Invasive fungal infections have risen steadily in recent decades due to the increasing number of immunodeficient and immunocompromised patients. According to the statistics of the Global Action Found for Fungal Infection, more than one billion people around the world are infected with the fungus in the superficial tissues such as skin and mucosa. Moreover approximately 150 people die every hour from the fungal infection, which obviously poses a great health threat to human. Azoles are recommended as the first-line medicine for the primary treatment of fungal infectious diseases. However, drug resistance in fungal pathogens has risen steadily due to long-term azole therapy or triazole usage in agriculture, which causes the decreased effects or the scarcity of antifungal drugs. For the resistant mechanism to azole antifungals observed in the fungal pathogen Aspergillus fumigatus, most scientists focus on the common mechanism Cyp51A mutation which results in the decreasing affinity of azoles for the Cyp51A protein. However, mechanisms for the increasing number of nondrug target-induced resistance remain only loosely defined. Recently, Dr Ling Lu’s group published their findings in the journal of “Proceedings of the National Academy of Sciences (PNAS). (https://www.pnas.org/content/early/2019/12/05/1911560116).

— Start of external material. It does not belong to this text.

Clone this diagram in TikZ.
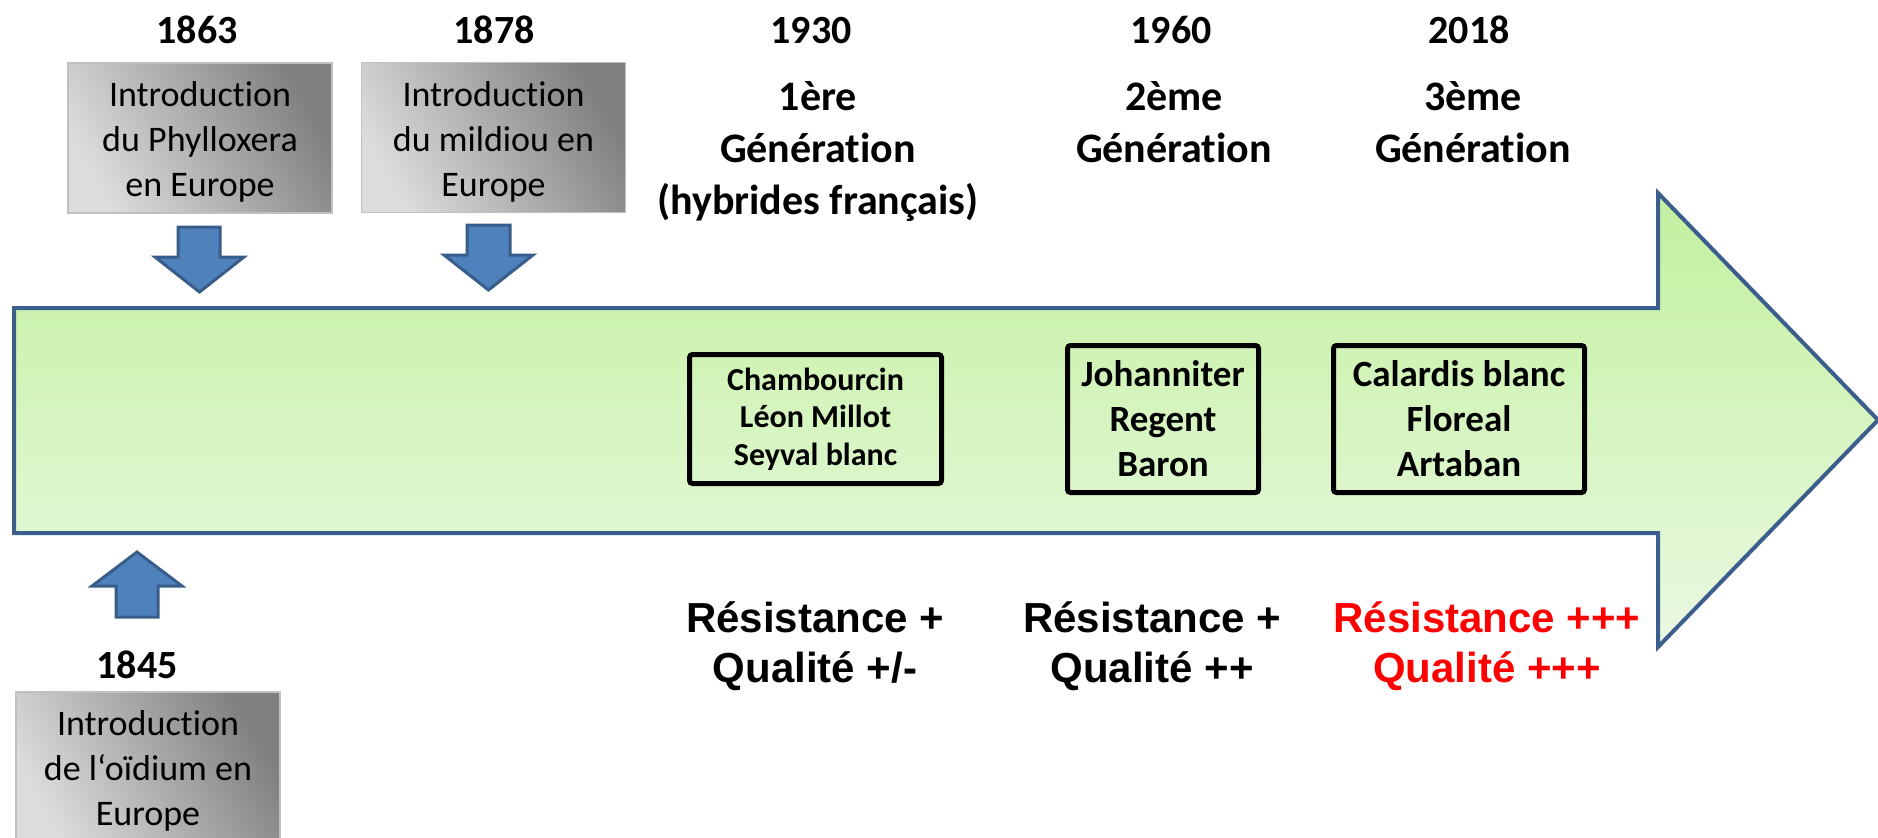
\documentclass[tikz,border=0pt]{standalone}
\usepackage{fontspec}
\setmainfont{Carlito}[Ligatures={NoCommon}]
\newfontfamily\arialfont{Liberation Sans}
\definecolor{arrowborder}{RGB}{59,94,140}
\definecolor{greentop}{RGB}{194,240,158}
\definecolor{greenbot}{RGB}{234,249,226}
\definecolor{blockfill}{RGB}{79,129,189}
\definecolor{blockborder}{RGB}{56,93,138}
\definecolor{graydark}{RGB}{128,128,128}
\definecolor{graylight}{RGB}{220,220,220}
\definecolor{grayborder}{RGB}{192,192,192}
\definecolor{resred}{RGB}{255,0,0}
\newcommand{\topstrut}{\rule{0pt}{16.5pt}}
\begin{document}
\begin{tikzpicture}[x=0.5pt,y=-0.5pt,
  graybox/.style={draw=grayborder, line width=0.8pt, top color=graydark, bottom color=graylight,
    shading angle=-60, minimum width=132pt, minimum height=75pt, inner sep=0pt, align=center,
    font=\fontsize{18}{22.5}\selectfont},
  yearlabel/.style={anchor=base, inner sep=0pt, font=\bfseries\fontsize{20}{24}\selectfont},
  genlabel/.style={anchor=base, inner sep=0pt, align=center, font=\bfseries\fontsize{21}{26}\selectfont},
  varbox/.style={draw=black, line width=2.5pt, rounded corners=1.5pt, inner sep=0pt, align=center,
    font=\bfseries\fontsize{18.5}{22.5}\selectfont},
  reslabel/.style={anchor=base, inner sep=0pt, align=center, font=\arialfont\bfseries\fontsize{21}{25}\selectfont},
  blockarrow/.style={fill=blockfill, draw=blockborder, line width=1.5pt, line join=miter},
  timeline/.style={draw=arrowborder, line width=2pt, line join=miter, top color=greentop, bottom color=greenbot}
]
\useasboundingbox (0,0) rectangle (1878,837);

% big timeline arrow
\path[timeline] (14,308) -- (1658,308) -- (1658,193) -- (1878,420) -- (1658,647) -- (1658,533) -- (14,533) -- cycle;

% years
\node[yearlabel] (y1863) at (197,43) {1863};
\node[yearlabel] (y1878) at (494,43) {1878};
\node[yearlabel] (y1930) at (811,43) {1930};
\node[yearlabel] (y1960) at (1171,43) {1960};
\node[yearlabel] (y2018) at (1469,43) {2018};
\node[yearlabel] (y1845) at (137,678) {1845};

% gray event boxes
\node[graybox] (phyl) at (200,138) {\topstrut Introduction\\du Phylloxera\\en Europe};
\node[graybox] (mild) at (493.5,137.5) {\topstrut Introduction\\du mildiou en\\Europe};
\node[graybox] (oid) at (148,767) {\topstrut Introduction\\de l‘oïdium en\\Europe};

% block arrows
\path[blockarrow] (178,227) -- (220,227) -- (220,257) -- (244,257) -- (199.5,292) -- (155,257) -- (178,257) -- cycle;
\path[blockarrow] (467,225) -- (510,225) -- (510,255) -- (533,255) -- (488.5,290) -- (444,255) -- (467,255) -- cycle;
\path[blockarrow] (116,617) -- (158,617) -- (158,586) -- (182,586) -- (137,552) -- (92,586) -- (116,586) -- cycle;

% generations (base = last line)
\node[genlabel] (g1) at (818,214) {1ère\\Génération\\(hybrides français)};
\node[genlabel] (g2) at (1174,162) {2ème\\Génération};
\node[genlabel] (g3) at (1473,162) {3ème\\Génération};

% variety boxes
\node[varbox, minimum width=126pt, minimum height=64.5pt, font=\bfseries\fontsize{16}{18.75}\selectfont] (vA) at (815.5,419)
  {Chambourcin\\Léon Millot\\Seyval blanc};
\node[varbox, minimum width=95.5pt, minimum height=73.5pt] (vB) at (1163,419) {Johanniter\\Regent\\Baron};
\node[varbox, minimum width=125.5pt, minimum height=73.5pt] (vC) at (1459,419) {Calardis blanc\\Floreal\\Artaban};

% resistance labels (base = last line)
\node[reslabel] (r1) at (815,682) {Résistance +\\Qualité +/-};
\node[reslabel] (r2) at (1152,682) {Résistance +\\Qualité ++};
\node[reslabel, text=resred] (r3) at (1487,682) {Résistance +++\\Qualité +++};
\end{tikzpicture}
\end{document}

Drug resistance in fungal pathogens has risen steadily over the past decades due to long-term azole therapy or triazole usage in agriculture. Modification of the drug target protein to prevent drug binding is a major recognized route to induce drug resistance. However, mechanisms for nondrug target-induced resistance remain only loosely defined. Here, we explore the molecular mechanisms of multidrug resistance resulted from an efficient adaptation strategy for survival in drug environments in the human pathogen Aspergillus fumigatus. This finding shows that mutants conferring multidrug resistance are linked with mitochondrial dysfunction induced by defects in heme A biosynthesis. Comparison of the gene expression profiles between the drug-resistant mutants and the parental wild-type strain shows that multidrug-resistant transporters, chitin synthases, and calciumsignaling-related genes are significantly up-regulated, while scavenging mitochondrial reactive oxygen species (ROS)-related genes are significantly down-regulated. The up-regulated-expression genes share consensus calcium-dependent serine threonine phosphatasedependent response elements (the binding sites of calcium-signaling transcription factor CrzA). Accordingly, drug-resistant mutants show enhanced cytosolic Ca2+ transients and persistent nuclear localization of CrzA. In comparison, calcium chelators significantly restore drug susceptibility and increase azole efficacy either in laboratory-derived or in clinic-isolated A. fumigatus strains. Thus, the mitochondrial dysfunction as a fitness cost can trigger calcium signaling and, therefore, globally up-regulate a series of embedding calcineurin-dependent–response-element genes, leading to antifungal resistance. These findings illuminate how fitness cost affects drug resistance and suggest that disruption of calcium signaling might be a promising therapeutic strategy to fight against nondrug target-induced drug resistance.
The first author is Yeqi Li, the Ph.D student in School of Life Science. The corresponding address is Nanjing Normal University.